The lawsuit notes that students who graduate high school and become a professional athlete in one sport can play that other sport for years, then go to college and still have five years of eligibility to play four seasons of some other sport.
“The NCAA rules, therefore, do not limit the ability of the former professional athlete to earn permissible compensation while competing in Division I athletics, even though they have had a chance to physically mature well beyond a typical 18-year-old college freshman,” the lawsuit alleges. “For instance, Chris Weinke entered Florida State University as a freshman following a six-year professional baseball career and ended up winning the Heisman Trophy, awarded annually to the most outstanding player in college football, at 28 years of age.”

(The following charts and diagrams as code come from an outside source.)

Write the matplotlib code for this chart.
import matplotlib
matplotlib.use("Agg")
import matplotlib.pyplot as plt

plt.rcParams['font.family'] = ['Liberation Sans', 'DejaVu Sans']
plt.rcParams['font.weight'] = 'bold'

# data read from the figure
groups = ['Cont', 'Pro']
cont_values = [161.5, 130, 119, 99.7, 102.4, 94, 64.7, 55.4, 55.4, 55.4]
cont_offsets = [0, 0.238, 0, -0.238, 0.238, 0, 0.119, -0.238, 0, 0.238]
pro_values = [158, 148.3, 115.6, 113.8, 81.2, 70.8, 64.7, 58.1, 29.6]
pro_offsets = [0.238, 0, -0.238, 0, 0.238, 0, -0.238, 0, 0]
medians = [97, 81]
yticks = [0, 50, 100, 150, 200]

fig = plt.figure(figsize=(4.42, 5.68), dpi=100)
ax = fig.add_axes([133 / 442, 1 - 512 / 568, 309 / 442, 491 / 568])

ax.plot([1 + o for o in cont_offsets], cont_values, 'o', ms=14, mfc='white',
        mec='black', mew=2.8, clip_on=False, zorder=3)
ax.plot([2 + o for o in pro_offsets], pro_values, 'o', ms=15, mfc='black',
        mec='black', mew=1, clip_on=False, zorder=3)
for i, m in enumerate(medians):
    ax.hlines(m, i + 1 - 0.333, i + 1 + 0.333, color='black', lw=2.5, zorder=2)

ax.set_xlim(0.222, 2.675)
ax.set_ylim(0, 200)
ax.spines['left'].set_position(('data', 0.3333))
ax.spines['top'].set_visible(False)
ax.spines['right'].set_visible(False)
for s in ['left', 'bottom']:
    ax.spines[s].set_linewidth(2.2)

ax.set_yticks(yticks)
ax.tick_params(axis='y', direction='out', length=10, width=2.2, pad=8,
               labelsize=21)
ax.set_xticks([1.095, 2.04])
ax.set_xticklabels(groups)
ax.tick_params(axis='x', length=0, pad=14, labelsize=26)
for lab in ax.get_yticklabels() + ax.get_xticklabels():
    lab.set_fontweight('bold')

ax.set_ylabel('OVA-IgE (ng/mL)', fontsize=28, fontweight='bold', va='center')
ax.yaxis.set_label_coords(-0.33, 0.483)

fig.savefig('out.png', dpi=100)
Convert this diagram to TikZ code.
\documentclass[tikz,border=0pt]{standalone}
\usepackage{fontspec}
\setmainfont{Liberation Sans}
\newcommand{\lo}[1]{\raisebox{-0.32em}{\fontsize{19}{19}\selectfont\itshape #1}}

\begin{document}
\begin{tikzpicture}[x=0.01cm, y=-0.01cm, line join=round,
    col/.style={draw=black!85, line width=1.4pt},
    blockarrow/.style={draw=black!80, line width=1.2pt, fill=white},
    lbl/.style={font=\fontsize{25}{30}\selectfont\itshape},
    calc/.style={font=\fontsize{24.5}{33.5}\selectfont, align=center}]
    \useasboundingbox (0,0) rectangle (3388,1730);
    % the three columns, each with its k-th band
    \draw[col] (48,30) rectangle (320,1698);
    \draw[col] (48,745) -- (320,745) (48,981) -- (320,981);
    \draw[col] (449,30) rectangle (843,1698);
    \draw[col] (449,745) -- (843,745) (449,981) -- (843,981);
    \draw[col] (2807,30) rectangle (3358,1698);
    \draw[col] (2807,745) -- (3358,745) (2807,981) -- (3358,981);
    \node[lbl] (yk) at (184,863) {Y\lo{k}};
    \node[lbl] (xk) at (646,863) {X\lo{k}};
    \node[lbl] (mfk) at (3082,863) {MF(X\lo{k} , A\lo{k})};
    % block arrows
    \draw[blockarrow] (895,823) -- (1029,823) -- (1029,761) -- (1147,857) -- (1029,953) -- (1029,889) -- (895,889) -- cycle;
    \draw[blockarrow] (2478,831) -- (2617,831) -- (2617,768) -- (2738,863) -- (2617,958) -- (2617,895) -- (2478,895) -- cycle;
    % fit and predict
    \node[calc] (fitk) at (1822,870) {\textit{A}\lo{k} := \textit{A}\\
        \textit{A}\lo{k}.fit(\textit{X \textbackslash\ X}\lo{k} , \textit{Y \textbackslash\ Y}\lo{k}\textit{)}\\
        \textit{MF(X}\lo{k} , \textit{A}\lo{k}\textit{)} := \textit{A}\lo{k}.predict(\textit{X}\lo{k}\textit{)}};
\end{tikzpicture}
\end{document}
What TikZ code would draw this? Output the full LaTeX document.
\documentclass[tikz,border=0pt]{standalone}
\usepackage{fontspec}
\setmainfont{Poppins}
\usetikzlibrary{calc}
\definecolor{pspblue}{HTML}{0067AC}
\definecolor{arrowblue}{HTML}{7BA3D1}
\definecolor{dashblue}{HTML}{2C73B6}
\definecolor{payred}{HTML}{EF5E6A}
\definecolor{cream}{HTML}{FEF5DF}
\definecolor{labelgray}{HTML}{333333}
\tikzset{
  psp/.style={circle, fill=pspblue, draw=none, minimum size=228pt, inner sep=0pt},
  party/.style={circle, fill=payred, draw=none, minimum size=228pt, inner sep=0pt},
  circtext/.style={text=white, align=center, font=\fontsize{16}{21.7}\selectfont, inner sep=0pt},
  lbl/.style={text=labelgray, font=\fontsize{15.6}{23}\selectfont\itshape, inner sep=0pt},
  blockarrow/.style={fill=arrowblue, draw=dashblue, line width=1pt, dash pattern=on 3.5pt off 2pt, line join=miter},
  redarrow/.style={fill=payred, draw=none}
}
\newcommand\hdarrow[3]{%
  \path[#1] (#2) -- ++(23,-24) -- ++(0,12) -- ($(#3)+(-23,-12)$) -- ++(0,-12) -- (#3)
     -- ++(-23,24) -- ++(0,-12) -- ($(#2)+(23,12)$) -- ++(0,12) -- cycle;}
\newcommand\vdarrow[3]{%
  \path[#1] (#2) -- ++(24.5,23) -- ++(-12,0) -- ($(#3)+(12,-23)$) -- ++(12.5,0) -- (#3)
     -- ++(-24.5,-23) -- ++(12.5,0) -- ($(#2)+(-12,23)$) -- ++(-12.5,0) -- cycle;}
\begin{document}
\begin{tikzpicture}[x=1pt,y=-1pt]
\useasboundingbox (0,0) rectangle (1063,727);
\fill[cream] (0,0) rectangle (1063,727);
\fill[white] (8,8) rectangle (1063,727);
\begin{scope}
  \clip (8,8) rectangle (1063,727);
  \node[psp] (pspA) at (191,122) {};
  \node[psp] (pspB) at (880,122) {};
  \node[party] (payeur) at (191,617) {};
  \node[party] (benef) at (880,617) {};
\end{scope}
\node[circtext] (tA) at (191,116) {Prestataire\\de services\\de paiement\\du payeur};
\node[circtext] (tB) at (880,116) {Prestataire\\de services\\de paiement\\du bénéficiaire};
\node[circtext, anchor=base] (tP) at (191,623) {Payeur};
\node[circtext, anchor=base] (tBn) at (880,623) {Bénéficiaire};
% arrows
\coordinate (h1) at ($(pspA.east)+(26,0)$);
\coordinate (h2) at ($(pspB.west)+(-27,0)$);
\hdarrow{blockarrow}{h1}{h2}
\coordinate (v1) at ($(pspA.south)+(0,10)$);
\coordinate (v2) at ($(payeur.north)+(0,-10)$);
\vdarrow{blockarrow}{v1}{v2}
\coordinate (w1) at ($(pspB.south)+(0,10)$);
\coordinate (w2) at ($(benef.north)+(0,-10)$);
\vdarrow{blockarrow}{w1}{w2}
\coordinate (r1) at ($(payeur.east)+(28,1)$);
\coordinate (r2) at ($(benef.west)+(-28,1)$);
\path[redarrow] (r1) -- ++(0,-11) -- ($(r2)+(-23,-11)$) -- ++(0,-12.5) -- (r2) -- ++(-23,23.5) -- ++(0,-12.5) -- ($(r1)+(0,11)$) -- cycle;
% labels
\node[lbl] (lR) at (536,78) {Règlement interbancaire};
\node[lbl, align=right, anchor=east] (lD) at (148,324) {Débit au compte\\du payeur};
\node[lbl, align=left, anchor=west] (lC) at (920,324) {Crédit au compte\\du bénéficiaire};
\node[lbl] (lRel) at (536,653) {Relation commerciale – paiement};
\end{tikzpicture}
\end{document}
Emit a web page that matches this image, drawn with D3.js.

The lawsuit claims the NCAA’s application of the five-year rule violates the Sherman Act by restraining the market for NCAA Division I college athletes by barring Ortega and similarly situated athletes from having an opportunity to earn money through revenue sharing and the use of their name, image and likeness.
As part of the lawsuit, lawyers for Ortega also argue that should the court grant their requested injunction against the NCAA, it must also address a separate NCAA rule. That rule says if a student-athlete who is deemed ineligible by the NCAA is permitted to participate in sports in accordance with the terms of a court order that is later vacated or reversed, the NCAA can take punitive action against the school – such as vacating wins or imposing postseason-competition bans and financial penalties.
The lawsuit seeks an immediate temporary restraining order, a preliminary injunction, and then a permanent injunction that will block the NCAA from applying the five-year rule to students such as Ortega.
The NCAA, which is an association of post-secondary institutions that functions as the governing body of college sports, has yet to file a response to the lawsuit.
The NCAA includes more than 1,100 member colleges and universities organized into three divisions, with 350 of them in Division I.